Istilah hujan asam pertama kali digunakan oleh Robert Angus Smith pada tahun 1872 pada saat menguraikan keadaan di Menchester, sebuah daerah industri di Inggris bagian utara. Smith menjelaskan fenomena hujan asam pada bukunya yang berjudul “Air and Rain: The Beginnings of Chemical Technology“.
Masalah hujan asam dalam skala yang cukup besar pertama terjadi pada tahun 1960-an ketika sebuah danau di Skandinavia meningkat keasamannya hingga mengakibatkan berkurangnya populasi ikan. Hal tersebut juga terjadi di Amerika Utara, pada masa itu pula banyak hutan-hutan di bagian Eropa dan Amerika yang rusak. Sejak saat itulah dimulai berbagai usaha penaggulangannya, baik melalui bidang ilmu pengetahuan, teknis maupun politik.
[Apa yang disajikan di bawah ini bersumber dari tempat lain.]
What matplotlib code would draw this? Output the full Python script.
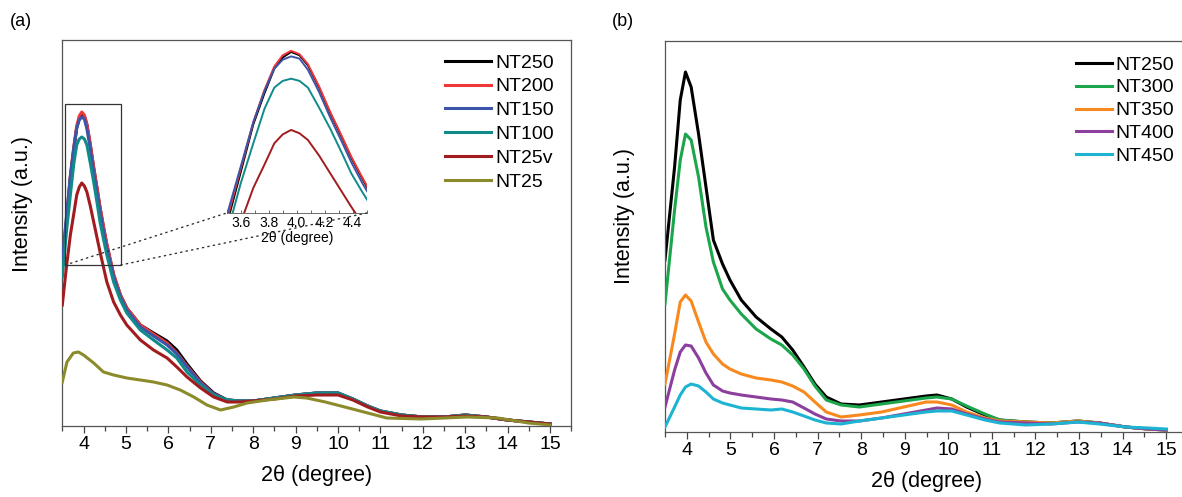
import numpy as np
import matplotlib
matplotlib.use("Agg")
import matplotlib.pyplot as plt
from matplotlib.ticker import MultipleLocator
from matplotlib.patches import Rectangle, ConnectionPatch

plt.rcParams['font.family'] = ['Liberation Sans', 'DejaVu Sans']

# panel (a) data, intensity in arbitrary units
xa = [3.5, 3.6, 3.69, 3.77, 3.84, 3.9, 3.96, 4.02, 4.08, 4.16, 4.24, 4.32, 4.39, 4.47, 4.55,
      4.71, 4.87, 5.02, 5.34, 5.65, 5.97, 6.2, 6.44, 6.76, 7.07, 7.39, 7.7, 8.0, 8.5, 9.0,
      9.5, 10.0, 10.35, 10.7, 11.0, 11.5, 12.0, 12.5, 13.0, 13.5, 14.0, 14.5, 15.0]
tail_a = [25, 25, 28, 31, 33, 33, 27, 20, 15, 11, 9, 9, 11, 9, 6, 4, 2]
nt250_a = [158, 205, 248, 276, 298, 308, 313, 310, 301, 281, 258, 237, 218, 199, 181,
           151, 131, 118, 101, 93, 85, 76, 62, 45, 33, 26] + tail_a
nt200_a = [162, 208, 250, 279, 300, 310, 314, 311, 302, 282, 259, 238, 219, 200, 182,
           152, 131, 118, 101, 92, 83, 73, 60, 44, 32, 26] + tail_a
nt150_a = [166, 210, 250, 278, 298, 306, 309, 307, 297, 277, 254, 233, 214, 195, 178,
           149, 129, 116, 99, 90, 81, 72, 59, 43, 32, 26] + tail_a
nt100_a = [149, 195, 231, 262, 281, 287, 289, 287, 281, 263, 244, 223, 204, 187, 171,
           144, 126, 113, 96, 86, 76, 68, 54, 41, 31, 26] + tail_a
nt25v_a = [121, 160, 191, 212, 231, 239, 243, 240, 234, 220, 204, 188, 174, 159, 144,
           124, 111, 101, 86, 76, 68, 59, 49, 38, 29, 24, 24, 25, 27, 30,
           31, 31, 26, 19, 14, 10, 9, 9, 10, 9, 6, 4, 2]
x25 = [3.5, 3.61, 3.76, 3.88, 4.0, 4.24, 4.47, 4.71, 5.02, 5.34, 5.65, 5.97, 6.28, 6.6, 6.91,
       7.23, 7.54, 7.86, 8.33, 8.96, 9.26, 9.7, 10.16, 10.7, 11.15, 11.96, 13.04, 13.77, 14.49, 15.0]
nt25_a = [44, 64, 73, 74, 71, 63, 54, 51, 48, 46, 44, 41, 36, 29, 21,
          16, 19, 23, 26, 29, 28, 24, 19, 13, 8, 7, 9, 8, 3, 1]

labels_a = ['NT250', 'NT200', 'NT150', 'NT100', 'NT25v', 'NT25']
colors_a = ['#000000', '#f0373a', '#3d55a8', '#118a8a', '#a21c1f', '#8b8b2b']

# panel (b) data
xb = [3.5, 3.72, 3.85, 3.97, 4.1, 4.27, 4.44, 4.61, 4.82, 4.99, 5.25, 5.59, 5.93, 6.18, 6.43,
      6.69, 6.94, 7.2, 7.54, 7.96, 8.47, 8.98, 9.49, 9.74, 10.08, 10.42, 10.84, 11.18, 11.78,
      12.37, 12.97, 13.47, 14.07, 14.58, 15.0]
tail_b = [10, 9, 11, 9, 5, 3, 2]
nt250_b = [172, 265, 332, 360, 345, 298, 245, 192, 168, 152, 132, 115, 103, 95, 82,
           65, 48, 35, 28, 27, 30, 33, 36, 37, 33, 25, 17, 12] + tail_b
nt300_b = [128, 222, 272, 298, 292, 255, 205, 170, 143, 132, 118, 103, 93, 87, 77,
           63, 46, 32, 27, 25, 28, 31, 34, 35, 33, 26, 18, 12] + tail_b
nt350_b = [48, 98, 130, 137, 131, 110, 90, 78, 68, 63, 58, 54, 52, 50, 46,
           40, 30, 20, 15, 17, 20, 25, 30, 30, 27, 20, 14, 11] + tail_b
nt400_b = [25, 62, 80, 87, 86, 74, 59, 47, 41, 39, 37, 35, 33, 32, 30,
           24, 18, 13, 11, 11, 14, 18, 22, 24, 23, 18, 13, 10, 9, 8, 10, 9, 5, 3, 2]
nt450_b = [5, 25, 37, 45, 48, 46, 40, 33, 29, 27, 24, 23, 22, 23, 20,
           16, 12, 9, 8, 11, 14, 17, 20, 21, 21, 17, 12, 9, 7, 8, 10, 8, 5, 4, 3]

labels_b = ['NT250', 'NT300', 'NT350', 'NT400', 'NT450']
colors_b = ['#000000', '#1ba64b', '#f7891f', '#8c3f9c', '#1cb4d2']

W, H = 1182, 497
fig = plt.figure(figsize=(W / 100, H / 100), dpi=100)


def style_axis(ax):
    ax.set_xlim(3.5, 15.5)
    ax.set_yticks([])
    ax.xaxis.set_major_locator(MultipleLocator(1))
    ax.xaxis.set_minor_locator(MultipleLocator(0.5))
    ax.tick_params(axis='x', which='major', direction='out', length=5, width=0.9,
                   pad=2, labelsize=14, color='#444444')
    ax.tick_params(axis='x', which='minor', direction='out', length=3.5, width=0.9,
                   color='#444444')
    for s in ax.spines.values():
        s.set_color('#555555')
        s.set_linewidth(0.9)
    ax.set_xlabel('2θ (degree)', fontsize=15.5, labelpad=9)
    ax.set_ylabel('Intensity (a.u.)', fontsize=15.5)


# (a)
axa = fig.add_axes([62.3 / W, (H - 426) / H, 509 / W, 386 / H])
series_a = [(xa, nt250_a), (xa, nt200_a), (xa, nt150_a), (xa, nt100_a), (xa, nt25v_a), (x25, nt25_a)]
for i, (xs, ys) in enumerate(series_a):
    axa.plot(xs, ys, color=colors_a[i], lw=2.2, label=labels_a[i], zorder=2 + i)
axa.set_ylim(0, 386)
style_axis(axa)
axa.yaxis.set_label_coords(-0.057, 0.575)
axa.legend(loc='upper left', bbox_to_anchor=(445 / W, 1 - 54 / H), bbox_transform=fig.transFigure,
           frameon=False, fontsize=14, handlelength=2.35, handletextpad=0.25,
           labelspacing=0.32, borderpad=0, borderaxespad=0)
fig.text(10 / W, 1 - 21 / H, '(a)', fontsize=13, va='center', ha='left')

# zoom box and inset
rect = Rectangle((3.57, 161), 4.88 - 3.57, 321.7 - 161, fill=False, ec='#333333', lw=0.9, zorder=10)
axa.add_patch(rect)

axi = fig.add_axes([226.7 / W, (H - 213) / H, 140 / W, 170 / H])
axi.patch.set_visible(False)
for i, (xs, ys) in enumerate(series_a[:5]):
    axi.plot(xs, ys, color=colors_a[i], lw=1.4, zorder=2 + i)
axi.set_xlim(3.5, 4.5)
axi.set_ylim(168.5, 321)
axi.set_yticks([])
axi.set_xticks([3.6, 3.8, 4.0, 4.2, 4.4])
axi.xaxis.set_minor_locator(MultipleLocator(0.1))
axi.tick_params(axis='x', which='both', direction='in', length=2.5, width=0.6,
                labelsize=10, pad=2, color='#555555')
for side in ['top', 'right', 'left']:
    axi.spines[side].set_visible(False)
axi.spines['bottom'].set_linewidth(0.6)
axi.spines['bottom'].set_color('#555555')
axi.set_xlabel('2θ (degree)', fontsize=10, labelpad=1)

for xy_a, xy_b in [((3.57, 161), (0, 0)), ((4.88, 161), (1, 0))]:
    con = ConnectionPatch(xyA=xy_a, coordsA=axa.transData, xyB=xy_b, coordsB=axi.transAxes,
                          linestyle=(0, (1, 3)), color='#333333', lw=1.0)
    fig.add_artist(con)

# (b)
axb = fig.add_axes([665 / W, (H - 432) / H, 523 / W, 391 / H])
series_b = [nt250_b, nt300_b, nt350_b, nt400_b, nt450_b]
for i, ys in enumerate(series_b):
    axb.plot(xb, ys, color=colors_b[i], lw=2.2, label=labels_b[i], zorder=2 + i)
axb.set_ylim(0, 391)
style_axis(axb)
axb.yaxis.set_label_coords(-0.057, 0.552)
axb.legend(loc='upper left', bbox_to_anchor=(1076 / W, 1 - 56 / H), bbox_transform=fig.transFigure,
           frameon=False, fontsize=14, handlelength=1.85, handletextpad=0.2,
           labelspacing=0.27, borderpad=0, borderaxespad=0)
fig.text(612 / W, 1 - 22 / H, '(b)', fontsize=13, va='center', ha='left')

fig.savefig('out.png', dpi=100)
Pada tahun 1970 US mulai mengontrol emisi SO2 dan Nox dengan peraturan pemerintah Clean Air Act. Peraturan ini menentukan standar polutan dari kendaraan bermotor dan industri. Pada tahun 1990 Congress menyetujui amandemen untuk lebih memperketat kontrol emisi yang menyebabkan hujan asam. Amandemen tersebut tercatat mempu mengurangi pengeluaran SO2 dari 23,5 juta ton menjadi sekitar 16 juta ton. US juga merencanakan untuk mengurangi emisi Nox hingga 5 juta ton pada tahun 2010.